I direct the voice program at Loyola University Maryland. If you are thinking of visiting Loyola, I would be delighted to speak with you about our voice program and perhaps arrange to meet with you when you visit the Baltimore campus. To arrange a meeting or simply to ask questions, you can leave a voice mail at 410-591-8327 or contact me at email@example.com
Voice at Loyola
The voice program at Loyola welcomes all singers—from beginners who have never studied formally to advanced performers. Most of our students study for multiple semesters and include Fine Arts music majors and minors, as well as singers who want to study for personal fulfillment. The goal of our program is that all Loyola voice students will achieve a level of performance skill that can allow them to pursue vocal studies and performance opportunity after graduation if they so desire.
Training for the first few semesters is geared mainly towards classical techniques that are meant to encourage healthy vocal habits in each singer while increasing vocal range, developing evenness of tone, and most importantly, helping each singer find his or her own individual sound. Many of our students enjoy singing a combination of musical theater and classical music (including operatic music and serious song in various languages) while others prefer to explore specific genres in later semesters, such as belt, jazz, folk or pop.
Public voice recitals (concerts) are offered at the end of each semester as well as opportunity for participation in the Voice Master Class Series (see below).

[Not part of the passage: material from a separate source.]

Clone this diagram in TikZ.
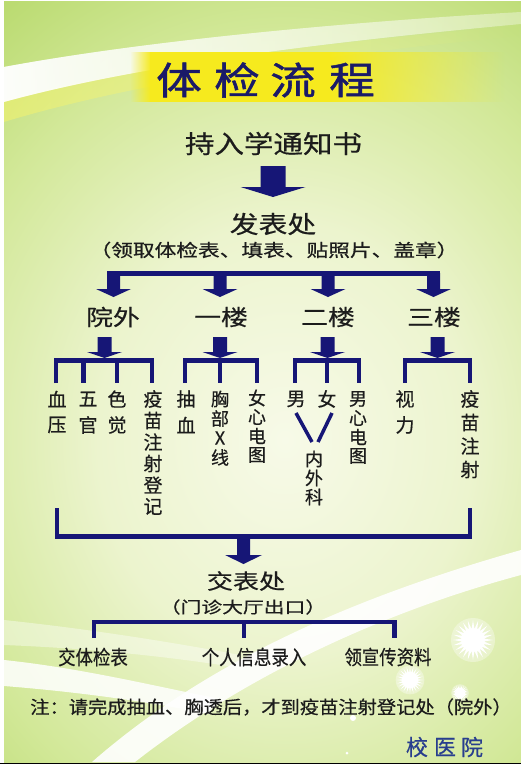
\documentclass[tikz,border=0pt]{standalone}
\usepackage{fontspec}
\usepackage{graphicx}
\usetikzlibrary{fadings}
\newfontfamily\cjk{Noto Sans CJK SC}[FakeBold=0.5]
\newfontfamily\cjkt{Noto Sans CJK SC}[FakeBold=1.2]
\definecolor{navy}{RGB}{22,22,118}
\definecolor{inkc}{RGB}{28,28,28}
\definecolor{titlec}{RGB}{26,26,104}
\definecolor{schoolc}{RGB}{40,62,142}
\definecolor{g0}{RGB}{247,250,232}
\definecolor{g1}{RGB}{236,244,206}
\definecolor{g2}{RGB}{210,232,152}
\definecolor{g3}{RGB}{176,213,96}
\definecolor{g4}{RGB}{140,196,60}
\definecolor{yellowc}{RGB}{246,234,30}
\pgfdeclareradialshading{bgshade}{\pgfpoint{0bp}{0bp}}{color(0bp)=(g0); color(9bp)=(g1); color(17bp)=(g2); color(25bp)=(g3); color(38bp)=(g4); color(50bp)=(g4)}
\tikzset{
  txt/.style={inner sep=0pt, text=inkc, font=\cjk},
  conn/.style={draw=navy, line width=4.5pt},
  titlestyle/.style={inner sep=0pt, text=titlec, font=\cjkt\fontsize{38}{38}\selectfont},
}
\newcommand\barrow[6]{%
  \fill[navy] ({#1-#5},#2) -- ({#1+#5},#2) -- ({#1+#5},#3) -- ({#1+#6},#3) -- (#1,#4) -- ({#1-#6},#3) -- ({#1-#5},#3) -- cycle;}
\newcommand\vcol[6]{%
  \foreach \c [count=\i from 0] in {#6} \node[txt, font=\cjk\fontsize{#5}{#5}\selectfont] (#1-\i) at ({#2},{#3+\i*#4}) {\c};}
\newcommand\burst[3]{%
  \fill[white, opacity=0.35] (#1,#2) circle ({#3*1.1});
  \fill[white] plot[samples at={0,7.5,...,352.5}, variable=\t] ({#1+#3*(0.775+0.225*cos(24*\t))*cos(\t)}, {#2+#3*(0.775+0.225*cos(24*\t))*sin(\t)}) -- cycle;}
\begin{document}
\begin{tikzpicture}[x=1pt,y=-1pt]
\useasboundingbox (0,0) rectangle (521,768);
\fill[white] (0,0) rectangle (521,768);
\begin{scope}
\clip (4,2) rectangle (521,762);
\shade[shading=bgshade] (-235,-160) rectangle (805,1040);
% top swoosh
\fill[yellow!60!white, opacity=0.45, path fading=east] (4,100) .. controls (150,62) and (350,40) .. (521,26) -- (521,36) .. controls (350,52) and (150,78) .. (4,122) -- cycle;
\fill[white, opacity=0.95, path fading=east] (4,67) .. controls (150,40) and (350,22) .. (521,12) -- (521,24) .. controls (350,40) and (150,62) .. (4,102) -- cycle;
\fill[white, opacity=0.35] (4,67) .. controls (150,40) and (350,22) .. (521,12) -- (521,24) .. controls (350,40) and (150,62) .. (4,102) -- cycle;
% title band
\fill[yellowc] (150,52) rectangle (330,102);
\fill[yellowc, path fading=east] (329,52) rectangle (505,102);
\fill[yellowc, path fading=west] (130,52) rectangle (151,102);
% bottom swooshes
\fill[white, opacity=0.4] (4,620) .. controls (80,628) and (160,640) .. (240,655) -- (240,668) .. controls (160,655) and (80,648) .. (4,645) -- cycle;
\fill[white, opacity=0.85] (4,660) .. controls (80,668) and (150,685) .. (215,698) -- (210,714) .. controls (150,702) and (80,692) .. (4,686) -- cycle;
\fill[white, opacity=0.9] (521,550) .. controls (380,590) and (220,650) .. (92,762) -- (135,762) .. controls (250,672) and (390,610) .. (521,575) -- cycle;
% stars
\burst{473}{640}{20}
\burst{410}{680}{13}
\burst{460}{693}{8}
\fill[white] (353,718) circle (3);
\fill[white] (347,753) circle (1.5);
\end{scope}
\draw[black, line width=1.5pt] (0,763.5) -- (521,763.5);
% title
\foreach \c/\x in {体/179,检/237,流/293,程/352} \node[titlestyle] (title\x) at (\x,80) {\scalebox{1.2}[1]{\c}};
% top flow
\node[txt, font=\cjk\fontsize{25}{25}\selectfont] (hold) at (273.5,143.5) {\scalebox{1.18}[1]{持入学通知书}};
\barrow{273}{166}{187}{197}{12.5}{32.5}
\node[txt, font=\cjk\fontsize{24}{24}\selectfont] (fabiao) at (273,224) {\scalebox{1.2}[1]{发表处}};
\node[txt, font=\cjk\fontsize{17.5}{17.5}\selectfont] (fabiaonote) at (274,250) {\scalebox{1.24}[1]{（领取体检表、填表、贴照片、盖章）}};
% distribution bar
\draw[conn] (107,273.5) -- (440,273.5);
\barrow{113.5}{273}{289}{297}{6.5}{17.5}
\barrow{220}{273}{289}{297}{6.5}{17.5}
\barrow{328}{273}{289}{297}{6.5}{17.5}
\barrow{433.5}{273}{289}{297}{6.5}{17.5}
\foreach \t/\x/\n in {院外/113/yw,一楼/221/l1,二楼/328/l2,三楼/434/l3}
  \node[txt, font=\cjk\fontsize{22}{22}\selectfont] (\n) at (\x,317) {\scalebox{1.22}[1]{\t}};
% sub arrows
\barrow{104.5}{337}{352}{358}{7}{17.5}
\barrow{220}{337}{352}{358}{7}{17.5}
\barrow{327.5}{337}{352}{358}{7}{17.5}
\barrow{437.5}{337}{352}{358}{7}{17.5}
% sub brackets
\draw[conn] (56,383) -- (56,360.5) -- (152,360.5) -- (152,383);
\draw[conn] (83.5,360.5) -- (83.5,383);
\draw[conn] (117,360.5) -- (117,383);
\draw[conn] (185,383) -- (185,360.5) -- (257,360.5) -- (257,383);
\draw[conn] (220,360.5) -- (220,383);
\draw[conn] (295,383) -- (295,360.5) -- (359,360.5) -- (359,383);
\draw[conn] (327,360.5) -- (327,383);
\draw[conn] (405,383) -- (405,360.5) -- (470,360.5) -- (470,383);
% vertical columns
\vcol{xy}{57}{399}{26}{19}{血,压}
\vcol{wg}{88}{399}{26}{19}{五,官}
\vcol{sj}{117}{399}{26}{19}{色,觉}
\vcol{ym}{153}{399}{21.5}{19}{疫,苗,注,射,登,记}
\vcol{cx}{186}{399}{26}{19}{抽,血}
\vcol{xb}{220}{399}{19.5}{18}{胸,部,X,线}
\vcol{nx}{257}{398}{19}{18}{女,心,电,图}
\node[txt, font=\cjk\fontsize{19}{19}\selectfont] (nan) at (296,399) {男};
\node[txt, font=\cjk\fontsize{19}{19}\selectfont] (nv) at (327,399) {女};
\vcol{mx}{358}{399}{19}{18}{男,心,电,图}
\vcol{nw}{314}{459}{19}{18}{内,外,科}
\vcol{sl}{405}{399}{26}{19}{视,力}
\vcol{yz}{470}{399}{23.5}{19}{疫,苗,注,射}
\draw[navy, line width=3.5pt] (296,413) -- (312,442);
\draw[navy, line width=3.5pt] (332,413) -- (318,442);
% collecting bracket
\draw[conn] (57,508) -- (57,536.5) -- (470,536.5) -- (470,508);
\barrow{243.5}{536}{555}{564}{6.5}{18.5}
\node[txt, font=\cjk\fontsize{21}{21}\selectfont] (jiaobiao) at (246,581) {\scalebox{1.24}[1]{交表处}};
\node[txt, font=\cjk\fontsize{16}{16}\selectfont] (jiaonote) at (243,607) {\scalebox{1.3}[1]{（门诊大厅出口）}};
\draw[conn] (94,638) -- (94,622) -- (394.5,622) -- (394.5,638);
\draw[conn] (244,622) -- (244,638);
\node[txt, font=\cjk\fontsize{20}{20}\selectfont] (b1) at (93,657) {\scalebox{0.87}[1]{交体检表}};
\node[txt, font=\cjk\fontsize{20}{20}\selectfont] (b2) at (254,657) {\scalebox{0.87}[1]{个人信息录入}};
\node[txt, font=\cjk\fontsize{20}{20}\selectfont] (b3) at (388,657) {\scalebox{0.87}[1]{领宣传资料}};
\node[txt, font=\cjk\fontsize{18}{18}\selectfont] (note) at (271,707) {\scalebox{1.07}[1]{注：请完成抽血、胸透后，才到疫苗注射登记处（院外）}};
\foreach \c/\x in {校/417,医/445,院/472} \node[inner sep=0pt, text=schoolc, font=\cjk\fontsize{22}{22}\selectfont] (s\x) at (\x,747) {\c};
\end{tikzpicture}
\end{document}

All voice students, beyond the first semester of study, participate, inviting family and friends.
At times, we have presented cabarets, in conjunction with Jazz at Loyola, in both professional and on-campus venues. The cabarets help develop collaborative skills among singers and instrumentalists and include both students and faculty members.
A major advantage to studying voice at Loyola is the Voice Master Class Series, generously supported by Loyola’s Center for the Humanities and Music at Loyola. Twice a year, internationally known voice teachers and singers, composers, acting teachers, coaches or music directors work with invited voice students in a public class on performance techniques for classical, theater or pop music genres. Voice teachers and students from throughout the mid-Atlantic area attend the series.